Cities that hit record highs for February – and in many cases any winter month – on Tuesday include Milwaukee (72 degrees); Madison, Wis. (70 degrees); Springfield, Ill. (80 degrees); Detroit (73 degrees); Saginaw, Mich. (73 degrees); Toledo (72 degrees) and St Louis (85 degrees).
Kenosha, Wisc., where it hit 75, also appears to have set a new February record high for all of Wisconsin.
As a cold front plunges southward and eastward, tornado watches are up in parts of the Midwest, including Chicago, while locations in the Northern Plains deal with snow and temperature drops of more than 50 degrees since Monday.
--Original article from Tuesday morning--
It’s still February, but temperatures have soared to levels more typical of summer in the Central United States and more unseasonably warm weather is still to come.
Monday kicked off this rare and intense winter heat wave with more than 100 calendar day record highs from Texas to Minnesota.

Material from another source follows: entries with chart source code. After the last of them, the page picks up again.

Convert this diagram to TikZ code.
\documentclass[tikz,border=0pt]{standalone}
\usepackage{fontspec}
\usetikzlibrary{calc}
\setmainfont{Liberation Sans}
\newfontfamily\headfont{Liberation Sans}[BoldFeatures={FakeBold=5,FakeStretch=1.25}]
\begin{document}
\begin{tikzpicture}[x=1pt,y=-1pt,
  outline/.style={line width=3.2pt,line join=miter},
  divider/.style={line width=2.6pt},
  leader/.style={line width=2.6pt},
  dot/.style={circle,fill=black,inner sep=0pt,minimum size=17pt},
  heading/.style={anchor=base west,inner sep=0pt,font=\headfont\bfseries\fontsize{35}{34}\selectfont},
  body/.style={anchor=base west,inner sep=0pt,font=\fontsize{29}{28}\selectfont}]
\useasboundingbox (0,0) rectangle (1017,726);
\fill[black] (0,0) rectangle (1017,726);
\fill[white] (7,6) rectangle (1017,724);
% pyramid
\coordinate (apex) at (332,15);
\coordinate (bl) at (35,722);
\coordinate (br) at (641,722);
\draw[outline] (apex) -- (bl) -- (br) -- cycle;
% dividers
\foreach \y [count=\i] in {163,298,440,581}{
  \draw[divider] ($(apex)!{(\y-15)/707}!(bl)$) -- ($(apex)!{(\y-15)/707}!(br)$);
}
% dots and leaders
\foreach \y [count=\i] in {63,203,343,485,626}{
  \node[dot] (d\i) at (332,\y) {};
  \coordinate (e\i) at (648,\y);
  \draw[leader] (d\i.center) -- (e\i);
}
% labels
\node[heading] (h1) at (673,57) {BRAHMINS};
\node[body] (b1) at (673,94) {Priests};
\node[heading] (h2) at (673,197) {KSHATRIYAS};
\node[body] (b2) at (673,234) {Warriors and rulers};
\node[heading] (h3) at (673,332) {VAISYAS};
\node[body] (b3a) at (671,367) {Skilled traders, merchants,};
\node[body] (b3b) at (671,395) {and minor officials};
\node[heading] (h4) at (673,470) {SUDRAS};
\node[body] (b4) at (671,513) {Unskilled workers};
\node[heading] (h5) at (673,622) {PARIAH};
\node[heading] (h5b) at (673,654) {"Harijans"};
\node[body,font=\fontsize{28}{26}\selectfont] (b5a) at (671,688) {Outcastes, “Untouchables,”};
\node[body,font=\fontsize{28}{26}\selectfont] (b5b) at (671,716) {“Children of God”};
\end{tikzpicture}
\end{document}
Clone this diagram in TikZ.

Record highs for the entirety of February were also set, including in Minneapolis and Omaha, which soared to 65 and 80 degrees, respectively.
The mercury rose as high as 100 degrees in Texas; Dallas soared to 93 degrees, a calendar day record and its highest temperature so early in the year since 1996. Other notable highs included 88 in Oklahoma City, 80 in St. Louis and 71 in Chicago. A similar number of record daily and monthly highs are predicted Tuesday.
Until this warm spell ends midweek, most of the Plains, Midwest, Great Lakes and Northeast will witness temperatures around 30 degrees above average or even higher. This brings 60s and 70s to the Upper Midwest and Great Lakes region, with 80s and 90s in the central and southern Plains and Mid-South.
A potent low-pressure system sweeping the nation’s northern tier is drawing the unusually warm and moist air northward, before an intense cold front brings a sudden drop in temperatures.
Spells of abnormally warm weather have been frequent this winter, especially this month and in December. Human-caused climate change and the powerful El Niño climate pattern have fueled the warmth, and this winter could well become the warmest on record in the contiguous United States.
Because of the warmth, the extent of snow cover over the Lower 48 states is, by far, the lowest in at least the past two decades.